0
votes

I'm building a parser for a language containing preprocessor instructions in special preprocessor sections (enclosed by { and }). One of them is similar to the C #define.

I'd like to lex the file in one run using an island grammar for the preprocessor parts. When I hit the #define instruction, I'd like to include another island grammar which contains all the tokens (approx. 200) of the "regular" part, except the preprocessing region start token and emits the tokens on a different channel and of course has a stop token which returns to the preprocessor island grammar. It is not really vital that the preprocessor region starting token { is really removed since the files I parse are valid, but would be nice.

Is there a way to "reuse" the lexer rules for two modes (I can emit to a named non-const channel which value I could change upon entering/leaving the island)?

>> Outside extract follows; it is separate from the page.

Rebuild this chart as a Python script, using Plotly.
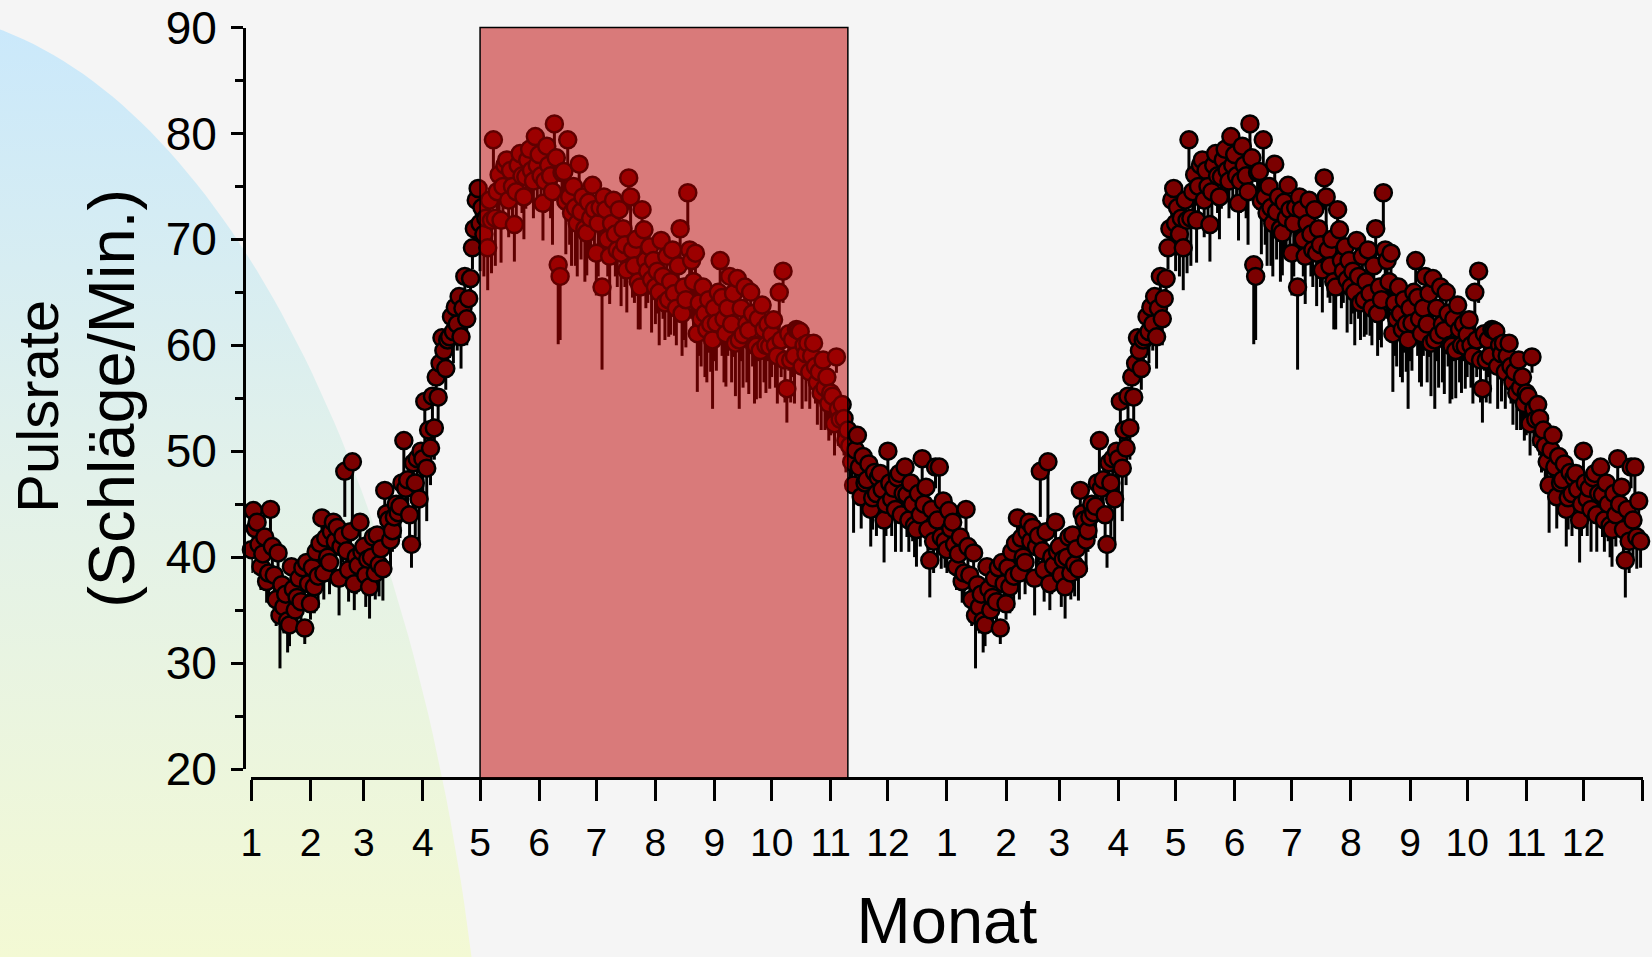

Here's some sample source file:

int a = 42;

{ // start preprocessor section

// simple single line #define
#define ABC 42

// will be fix "2 * 42" even if ABS is changed later on
#define DEF 2 * ABC

// multiple line define (all but last line needs to have a "\" before the newline
#define GHI   3 \
              + 4

// the definition can contain (almost) arbitrary code, except line comments, preprocessor sections and preprocessor statements
#define JKL  if (a > 23) then b = c + d; str = "} <- this must not be the end of the preprocessor section"; end_if;              

} // end preprocessor section
2

2 Answers

2
votes

You cannot currently reuse/import a lexer rule defined in one mode into another. I typically do something like the following.

LBRACE : '{';

mode OtherMode;

  OtherMode_LBRACE : LBRACE -> type(LBRACE);

Due to a code generation optimization in the ANTLR 4 Tool, constructs like the above will not actually create a separate OtherMode_LBRACE token due to the use of the type lexer command in that rule.

0
votes

I finally took the approach to simply duplicate the rules as Sam proposed. I first tried to go back to main mode from the other mode and check at certain position if I shall return with embedded actions and to also use actions that set the "current active channel" and add these to all rules but this cluttered up all rules and did not "feel the right thing to do".

To reduce the manual work I reorganized my lexer file and can now quite easily copy the rules to be included in the other mode and use this regular expression to transform them and insert them in the other modes section:

search for:

^\s*(([a-z_0-9]+)[ \t\n]*)(:.*?;)\n

replace with (PPP_ is just a prefix I chose):

 PPP_$1 : $2 -> type\($2\), channel\(2\); \n\t\t\t/*$3*/\n

and use regular expression options "ignore case", "single line", "multiline"

If you don't want to emit the tokens to another channel, remove the channel(2) part. The edit I chose (notepad++) required me to escape braces, yours may not.